Viti Levu at Fiji
When people talk about Fiji, they almost always mean Viti Levu, the main island of the island state of Fiji.
Wikipedia knows the following about this country (small excerpt):
Fiji, officially the Republic of Fiji (in Fiji: Viti or Matanitu ko Viti; English Fiji or Republic of Fiji), is an island state in the South Pacific north of New Zealand and east of Australia. Fiji has been independent from the United Kingdom since 1970, since then a member of the Commonwealth of Nations, initially as a monarchy with Queen Elizabeth II as head and since 1987 a republic with the capital Suva on the island of Viti Levu. Since the democratic election on September 17, 2014, Fiji has been a parliamentary democracy.
Fiji’s recent history has been dominated by the conflict between the indigenous Fijian majority and the country’s Indian-origin minority.[6] Fiji is one of the most populous island archipelagos in the Pacific.
I have already mentioned elsewhere that I was particularly impressed by how warmly the population generally treats one another, at least everyone we have met so far.
What I mean by this is that tourists – and not only them – in many other countries and also in Germany are only treated kindly because they could gain possible advantages. This is the kind of professional kindness that dies the moment there is no direct contact. It’s that fake, basically fake, smile that I hate so much! It’s this servile “I like you” as long as I get something out of it.
No, years ago we had a hotel room from which we could look out the bathroom window at the hotel’s depot. Every morning we were woken up by the laughter of people preparing for the day’s certainly strenuous work. And during this stay we traveled far off the beaten tourist path and repeatedly met warm and friendly people in the tiny villages.
And that despite the fact that sometimes it really thunders here and it rains like cats and dogs. An old man wanted to show us a cave not far from the place where the first settlers landed. This cave is now used by the local residents to protect themselves from hurricanes. That doesn’t have much to do with life in paradise, and yet the people here are mostly content and happy with life.
One day we drive in a rental car to what is supposed to be the most beautiful beach in Viti Levu. The Intercontinental has spread out there at the southern end of the beach. And yet, when we arrive there, we are greeted by many voices of children’s laughter. Two fishing boats invite the children to take a tour for a quarter of an hour. And here too, the children’s joy is unmistakable.

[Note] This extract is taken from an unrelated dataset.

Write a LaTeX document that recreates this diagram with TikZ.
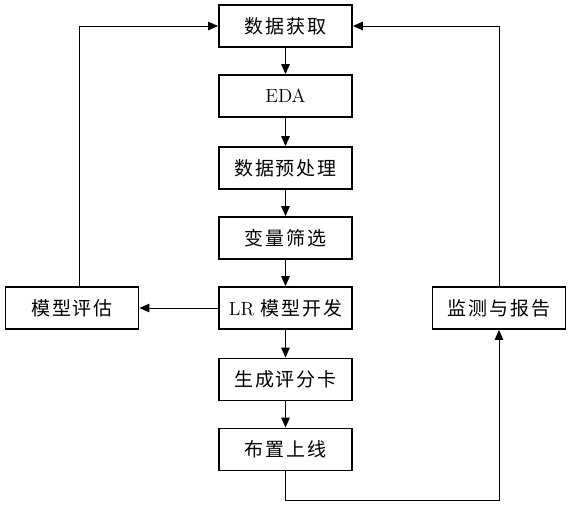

Quite apart from that: Natadola Beach is really beautiful, the finest sand, which initially slopes relatively steeply towards the sea and then leads gently into the water. And then the water – totally soft and wee warm, as they would say in Franconia. We estimate the temperature to be a good 28°C; maybe even a little warmer.
Here, the locals offer, among other things, horses that you can ride along the beach. In addition, like almost everywhere on the beaches, there are a number of huts available for massages. Of course, not just huts, but also the masseuses that go with them! Apparently this is a profitable business, because there are probably ten such huts next to the InterContinental, some of which have at least six massage tables in them.
On the other hand, I think that if only one customer per day per provider can be treated for 40 FJD, the business should definitely be worth it compared to the usual income structure in the country. In hotel spas, the same service often costs twice as much.
Coconuts are also sold not only in the numerous stalls on the side of the road, but also here on the beach. For 10 FJD we get a fresh coconut – delicious! Unfortunately, we don’t have any tools with us to scrape the pulp from the peel in addition to the milk. That’s why we make a note to never go exploring without a spoon again!